Thursday, September 14, 2023

2000ad: The state of the galaxy



The first issues of 2000ad I ever bought with my own money cost 33 cents, and now they're asking almost $11 for a weekly dose of thrillpower. I really thought I'd give it up when it broke the $10 mark, but I gotta keep those thrill suckers at bay somehow.

As much as reading a new issue of 2000ad is one of life's simplest and greatest pleasures, it's still tempting to chuck it in sometimes. The ratio of the anthology title is usually quite consistent - two great stories (one of which is almost always Dredd); two okay stories (one of which is almost always Sinister Dexter); and one outright stinker. 

That's a tough ratio to justify that kind of weekly investment sometimes, especially when it starts to shift slightly and you end up with two stinkers and one great.

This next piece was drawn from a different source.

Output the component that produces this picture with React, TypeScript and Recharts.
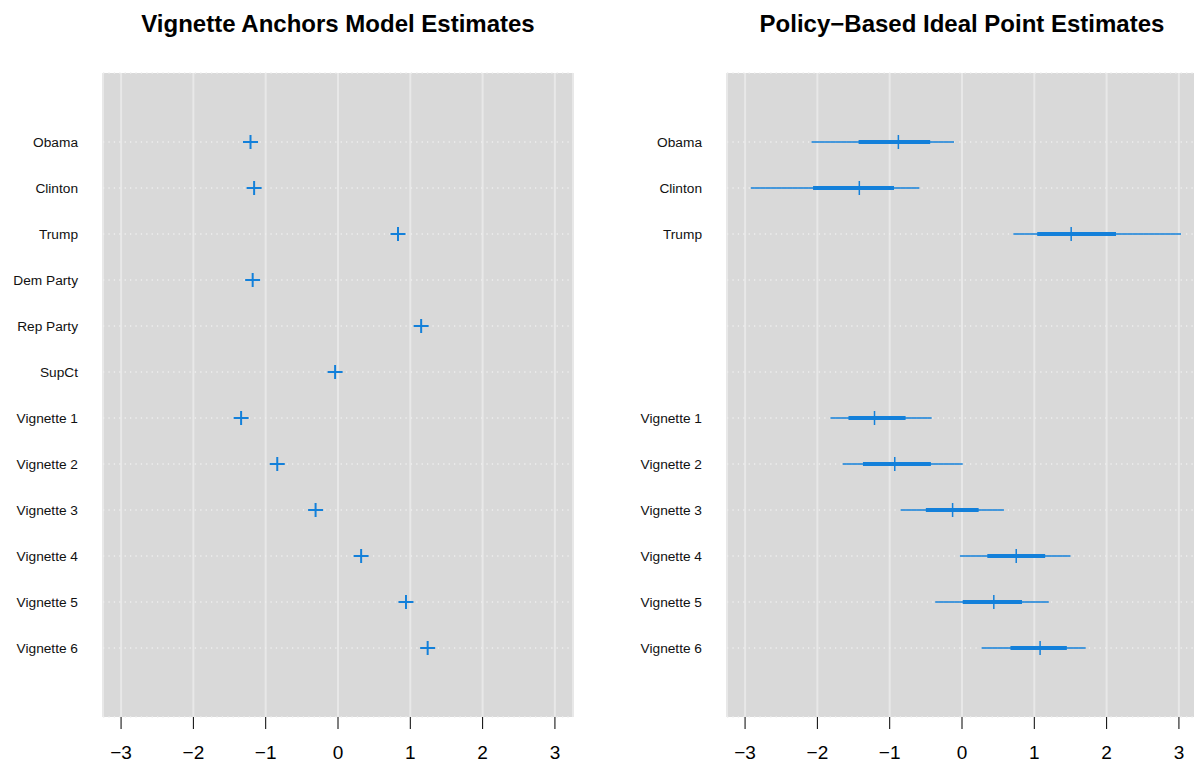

There's always one great strip. Always.

It's all subjective, and that subjectivity takes a right kicking in the anthology format. Judging by the letters page, the stories that do nothing for me have their fans. But I never got The Order, even with the mighty John Burns doing some fine work, and I dread any further continuation of Indigo Prime, which really lost the plot once John Smith lost all interest. Recent series like Durham Red and Enemy Earth just felt like a drag, pale attempts to emulate past glories.

And while the Regened issues are obviously not for me, I still have to get them, even though they cost more than $15 an issue. Fucking hell, I'm not making holes in a complete collection like a goddamn grexnix, am I?

The great stuff that 2000ad still produces keeps me coming back. The recent Rogue Trooper revival by Garth Ennis and Patrick Goddard almost overcame the incongruity of a half-naked blue man in the mud of WW1 by telling the story with blunt effectiveness, while also occasionally showing Rogue - a deeply honourable character for someone grown in a vat - as an absolute demon of death, who can not been stopped. 

And Dan Abnett's recent series have been absolutely spectacular - The Out is consistently human and breathtaking, and I'm still haunted by the climax to the latest chapter of Brink - to the point that when an original series from the writer turned out to be another bloody Sinister Dexter thing, it was fairly disappointing.

So I'll stick with it for a whole longer. We're moving next year and I'm not sure if a local shop will get it, so will have to think about some kind of monthly delivery direct from the UK. (It's too expensive to send one issue, but becomes economical when it reaches three or four.)

I can't stop now. No matter how much it costs.